◆ Task instructions
Write out the material again word for word, dropping any images it holds.

#### Data records ####

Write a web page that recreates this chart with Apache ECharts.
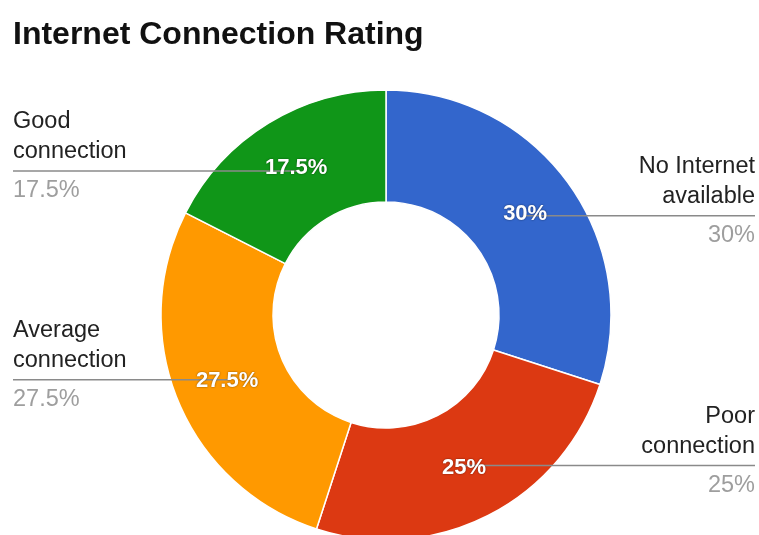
<!DOCTYPE html>
<html>
<head>
<meta charset="utf-8">
<style>
  html, body { margin: 0; padding: 0; background: #fff; }
  #chart { width: 759px; height: 535px; }
</style>
<script src="https://cdn.jsdelivr.net/npm/echarts@6/dist/echarts.min.js"></script>
</head>
<body>
<div id="chart"></div>
<script>
// ---- data ----
const categories = ['No Internet\navailable', 'Poor\nconnection', 'Average\nconnection', 'Good\nconnection'];
const values = [30, 25, 27.5, 17.5];
const colors = ['#3366cc', '#dc3912', '#ff9900', '#109618'];
const titleText = 'Internet Connection Rating';

// ---- layout ----
const CX = 386, CY = 315, R0 = 113, R = 225;
const MID_R = (R0 + R) / 2;
const LEFT_EDGE = 13, RIGHT_EDGE = 755;
const FONT = '"Liberation Sans", Arial, Helvetica, sans-serif';

const baseData = categories.map((c, i) => ({ name: c, value: values[i] }));
const colorData = categories.map((c, i) => ({ name: c, value: values[i], itemStyle: { color: colors[i] } }));

const chart = echarts.init(document.getElementById('chart'), null, { renderer: 'canvas' });

const common = {
  type: 'pie',
  center: [CX, CY],
  radius: [R0, R],
  startAngle: 90,
  clockwise: true,
  avoidLabelOverlap: false,
  silent: true,
  emphasis: { disabled: true }
};

chart.setOption({
  backgroundColor: '#ffffff',
  animation: false,
  title: {
    text: titleText,
    left: 13, top: 19, padding: 0,
    textStyle: { fontFamily: FONT, fontSize: 32, fontWeight: 'bold', color: '#111', lineHeight: 32 }
  },
  series: [
    Object.assign({}, common, {
      z: 1,
      itemStyle: { borderColor: '#ffffff', borderWidth: 1.5 },
      data: colorData,
      label: { show: false },
      labelLine: { show: false }
    }),
    Object.assign({}, common, {
      z: 2,
      itemStyle: { color: 'rgba(0,0,0,0)' },
      data: baseData,
      label: {
        show: true,
        position: 'outside',
        overflow: 'none',
        padding: [0, 0, 21, 0],
        formatter: p => '{n|' + p.name.split('\n').join('}\n{n|') + '}\n{v|' + p.value + '%}',
        rich: {
          n: { fontFamily: FONT, fontSize: 23.5, lineHeight: 30, color: '#222222' },
          v: { fontFamily: FONT, fontSize: 23.5, lineHeight: 48, color: '#9e9e9e' }
        }
      },
      labelLine: {
        show: true, length: 5, length2: 5,
        lineStyle: { color: '#8a8a8a', width: 1.5 }
      },
      labelLayout: function (params) {
        const p0 = params.labelLinePoints[0];
        const k = MID_R / R;
        const sx = CX + (p0[0] - CX) * k;
        const sy = CY + (p0[1] - CY) * k;
        const isLeft = sx < CX;
        const ex = isLeft ? LEFT_EDGE : RIGHT_EDGE;
        return {
          x: ex,
          y: sy,
          align: isLeft ? 'left' : 'right',
          verticalAlign: 'middle',
          labelLinePoints: [[sx, sy], [ex, sy]]
        };
      }
    }),
    Object.assign({}, common, {
      z: 3,
      itemStyle: { color: 'rgba(0,0,0,0)' },
      data: baseData,
      label: {
        show: true,
        position: 'inside',
        formatter: '{c}%',
        fontFamily: FONT,
        fontSize: 22,
        fontWeight: 'bold',
        color: '#ffffff',
        textShadowColor: 'rgba(0,0,0,0.55)',
        textShadowBlur: 2,
        textShadowOffsetX: 0,
        textShadowOffsetY: 0
      },
      labelLine: { show: false }
    })
  ]
});
</script>
</body>
</html>
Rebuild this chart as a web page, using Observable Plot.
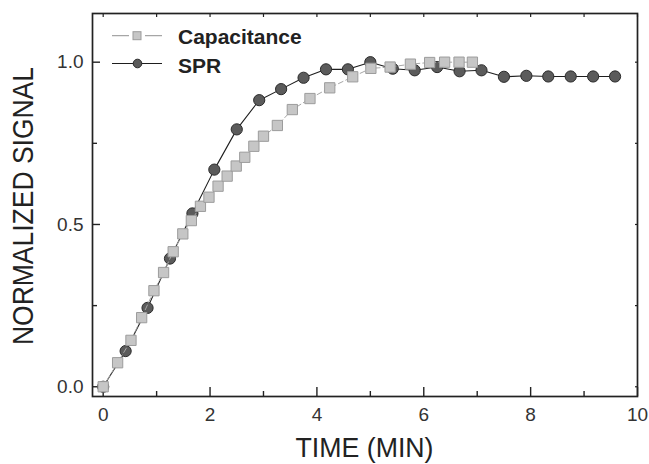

####

◆ Task solution
Write a web page that recreates this chart with Apache ECharts.
<!DOCTYPE html>
<html>
<head>
<meta charset="utf-8">
<style>
  html, body { margin: 0; padding: 0; background: #fff; }
  #chart { width: 759px; height: 535px; }
</style>
<script src="https://cdn.jsdelivr.net/npm/echarts@6/dist/echarts.min.js"></script>
</head>
<body>
<div id="chart"></div>
<script>
// ---- data ----
const categories = ['No Internet\navailable', 'Poor\nconnection', 'Average\nconnection', 'Good\nconnection'];
const values = [30, 25, 27.5, 17.5];
const colors = ['#3366cc', '#dc3912', '#ff9900', '#109618'];
const titleText = 'Internet Connection Rating';

// ---- layout ----
const CX = 386, CY = 315, R0 = 113, R = 225;
const MID_R = (R0 + R) / 2;
const LEFT_EDGE = 13, RIGHT_EDGE = 755;
const FONT = '"Liberation Sans", Arial, Helvetica, sans-serif';

const baseData = categories.map((c, i) => ({ name: c, value: values[i] }));
const colorData = categories.map((c, i) => ({ name: c, value: values[i], itemStyle: { color: colors[i] } }));

const chart = echarts.init(document.getElementById('chart'), null, { renderer: 'canvas' });

const common = {
  type: 'pie',
  center: [CX, CY],
  radius: [R0, R],
  startAngle: 90,
  clockwise: true,
  avoidLabelOverlap: false,
  silent: true,
  emphasis: { disabled: true }
};

chart.setOption({
  backgroundColor: '#ffffff',
  animation: false,
  title: {
    text: titleText,
    left: 13, top: 19, padding: 0,
    textStyle: { fontFamily: FONT, fontSize: 32, fontWeight: 'bold', color: '#111', lineHeight: 32 }
  },
  series: [
    Object.assign({}, common, {
      z: 1,
      itemStyle: { borderColor: '#ffffff', borderWidth: 1.5 },
      data: colorData,
      label: { show: false },
      labelLine: { show: false }
    }),
    Object.assign({}, common, {
      z: 2,
      itemStyle: { color: 'rgba(0,0,0,0)' },
      data: baseData,
      label: {
        show: true,
        position: 'outside',
        overflow: 'none',
        padding: [0, 0, 21, 0],
        formatter: p => '{n|' + p.name.split('\n').join('}\n{n|') + '}\n{v|' + p.value + '%}',
        rich: {
          n: { fontFamily: FONT, fontSize: 23.5, lineHeight: 30, color: '#222222' },
          v: { fontFamily: FONT, fontSize: 23.5, lineHeight: 48, color: '#9e9e9e' }
        }
      },
      labelLine: {
        show: true, length: 5, length2: 5,
        lineStyle: { color: '#8a8a8a', width: 1.5 }
      },
      labelLayout: function (params) {
        const p0 = params.labelLinePoints[0];
        const k = MID_R / R;
        const sx = CX + (p0[0] - CX) * k;
        const sy = CY + (p0[1] - CY) * k;
        const isLeft = sx < CX;
        const ex = isLeft ? LEFT_EDGE : RIGHT_EDGE;
        return {
          x: ex,
          y: sy,
          align: isLeft ? 'left' : 'right',
          verticalAlign: 'middle',
          labelLinePoints: [[sx, sy], [ex, sy]]
        };
      }
    }),
    Object.assign({}, common, {
      z: 3,
      itemStyle: { color: 'rgba(0,0,0,0)' },
      data: baseData,
      label: {
        show: true,
        position: 'inside',
        formatter: '{c}%',
        fontFamily: FONT,
        fontSize: 22,
        fontWeight: 'bold',
        color: '#ffffff',
        textShadowColor: 'rgba(0,0,0,0.55)',
        textShadowBlur: 2,
        textShadowOffsetX: 0,
        textShadowOffsetY: 0
      },
      labelLine: { show: false }
    })
  ]
});
</script>
</body>
</html>
Rebuild this chart as a web page, using Observable Plot.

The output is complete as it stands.